**Short task:** Stop at the line containing "(0,0) rectangle (1002,530);": repeat exactly every line of the entries below from the first up to it, plus that line, with pictures omitted.

[Some records]
----

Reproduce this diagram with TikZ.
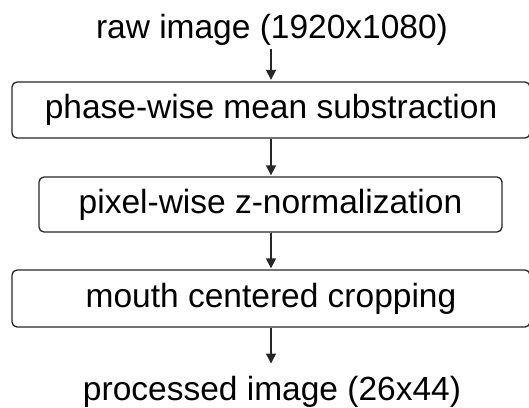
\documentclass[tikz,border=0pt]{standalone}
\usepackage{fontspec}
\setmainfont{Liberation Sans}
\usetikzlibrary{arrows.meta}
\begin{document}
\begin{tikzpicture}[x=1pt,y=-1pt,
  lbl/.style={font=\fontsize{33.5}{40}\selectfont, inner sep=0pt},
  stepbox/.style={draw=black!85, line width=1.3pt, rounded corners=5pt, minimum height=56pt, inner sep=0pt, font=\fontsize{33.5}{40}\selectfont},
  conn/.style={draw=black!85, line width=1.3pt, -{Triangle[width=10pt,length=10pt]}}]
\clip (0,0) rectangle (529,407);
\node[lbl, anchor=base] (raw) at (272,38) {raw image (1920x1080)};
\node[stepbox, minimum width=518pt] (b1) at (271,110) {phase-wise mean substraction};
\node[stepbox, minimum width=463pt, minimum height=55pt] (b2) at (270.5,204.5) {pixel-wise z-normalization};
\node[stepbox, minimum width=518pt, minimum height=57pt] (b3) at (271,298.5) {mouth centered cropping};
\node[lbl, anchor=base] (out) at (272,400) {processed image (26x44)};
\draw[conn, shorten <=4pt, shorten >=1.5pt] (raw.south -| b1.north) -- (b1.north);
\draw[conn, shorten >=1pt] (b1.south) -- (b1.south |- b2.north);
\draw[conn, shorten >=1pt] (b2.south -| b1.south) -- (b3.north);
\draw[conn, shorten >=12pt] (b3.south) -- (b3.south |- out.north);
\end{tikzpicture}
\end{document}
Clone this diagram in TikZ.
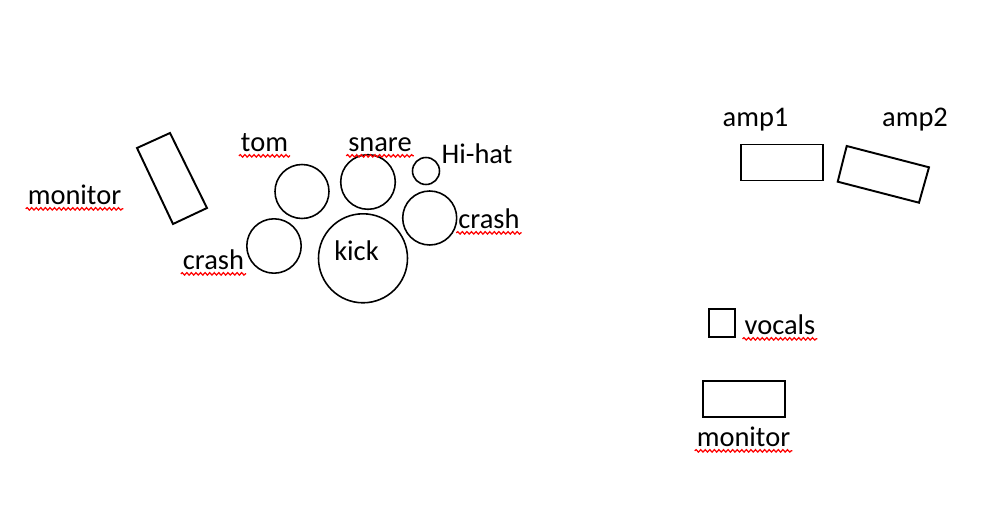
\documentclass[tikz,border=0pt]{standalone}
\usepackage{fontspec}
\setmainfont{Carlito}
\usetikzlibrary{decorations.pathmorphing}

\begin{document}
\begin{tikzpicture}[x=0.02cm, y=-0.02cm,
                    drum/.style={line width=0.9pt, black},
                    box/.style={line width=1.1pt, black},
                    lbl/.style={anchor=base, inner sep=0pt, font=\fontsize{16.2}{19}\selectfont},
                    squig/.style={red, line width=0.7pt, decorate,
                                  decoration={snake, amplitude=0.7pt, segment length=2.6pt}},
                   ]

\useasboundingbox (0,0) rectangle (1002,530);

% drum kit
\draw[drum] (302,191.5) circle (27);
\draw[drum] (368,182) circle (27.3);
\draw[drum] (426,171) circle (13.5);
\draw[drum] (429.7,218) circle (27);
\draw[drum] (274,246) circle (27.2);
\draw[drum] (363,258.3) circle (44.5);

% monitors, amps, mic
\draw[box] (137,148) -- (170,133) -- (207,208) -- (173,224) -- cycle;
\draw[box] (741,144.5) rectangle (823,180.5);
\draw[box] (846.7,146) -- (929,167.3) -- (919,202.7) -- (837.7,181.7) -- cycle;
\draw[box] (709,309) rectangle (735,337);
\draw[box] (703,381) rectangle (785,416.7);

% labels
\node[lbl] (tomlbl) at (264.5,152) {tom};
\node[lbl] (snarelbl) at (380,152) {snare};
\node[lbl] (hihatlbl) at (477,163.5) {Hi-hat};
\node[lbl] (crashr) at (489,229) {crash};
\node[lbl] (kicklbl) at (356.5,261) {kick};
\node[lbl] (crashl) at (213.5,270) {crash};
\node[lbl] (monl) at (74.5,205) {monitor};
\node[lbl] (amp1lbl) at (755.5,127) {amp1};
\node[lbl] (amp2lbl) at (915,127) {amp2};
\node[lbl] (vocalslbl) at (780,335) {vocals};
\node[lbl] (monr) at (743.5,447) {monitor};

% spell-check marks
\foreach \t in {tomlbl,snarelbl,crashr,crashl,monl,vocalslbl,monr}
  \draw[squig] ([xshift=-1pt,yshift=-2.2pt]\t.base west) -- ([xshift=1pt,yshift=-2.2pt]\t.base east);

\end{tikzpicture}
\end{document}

----

**Result:**
Reproduce this diagram with TikZ.
\documentclass[tikz,border=0pt]{standalone}
\usepackage{fontspec}
\setmainfont{Liberation Sans}
\usetikzlibrary{arrows.meta}
\begin{document}
\begin{tikzpicture}[x=1pt,y=-1pt,
  lbl/.style={font=\fontsize{33.5}{40}\selectfont, inner sep=0pt},
  stepbox/.style={draw=black!85, line width=1.3pt, rounded corners=5pt, minimum height=56pt, inner sep=0pt, font=\fontsize{33.5}{40}\selectfont},
  conn/.style={draw=black!85, line width=1.3pt, -{Triangle[width=10pt,length=10pt]}}]
\clip (0,0) rectangle (529,407);
\node[lbl, anchor=base] (raw) at (272,38) {raw image (1920x1080)};
\node[stepbox, minimum width=518pt] (b1) at (271,110) {phase-wise mean substraction};
\node[stepbox, minimum width=463pt, minimum height=55pt] (b2) at (270.5,204.5) {pixel-wise z-normalization};
\node[stepbox, minimum width=518pt, minimum height=57pt] (b3) at (271,298.5) {mouth centered cropping};
\node[lbl, anchor=base] (out) at (272,400) {processed image (26x44)};
\draw[conn, shorten <=4pt, shorten >=1.5pt] (raw.south -| b1.north) -- (b1.north);
\draw[conn, shorten >=1pt] (b1.south) -- (b1.south |- b2.north);
\draw[conn, shorten >=1pt] (b2.south -| b1.south) -- (b3.north);
\draw[conn, shorten >=12pt] (b3.south) -- (b3.south |- out.north);
\end{tikzpicture}
\end{document}
Clone this diagram in TikZ.
\documentclass[tikz,border=0pt]{standalone}
\usepackage{fontspec}
\setmainfont{Carlito}
\usetikzlibrary{decorations.pathmorphing}

\begin{document}
\begin{tikzpicture}[x=0.02cm, y=-0.02cm,
                    drum/.style={line width=0.9pt, black},
                    box/.style={line width=1.1pt, black},
                    lbl/.style={anchor=base, inner sep=0pt, font=\fontsize{16.2}{19}\selectfont},
                    squig/.style={red, line width=0.7pt, decorate,
                                  decoration={snake, amplitude=0.7pt, segment length=2.6pt}},
                   ]

\useasboundingbox (0,0) rectangle (1002,530);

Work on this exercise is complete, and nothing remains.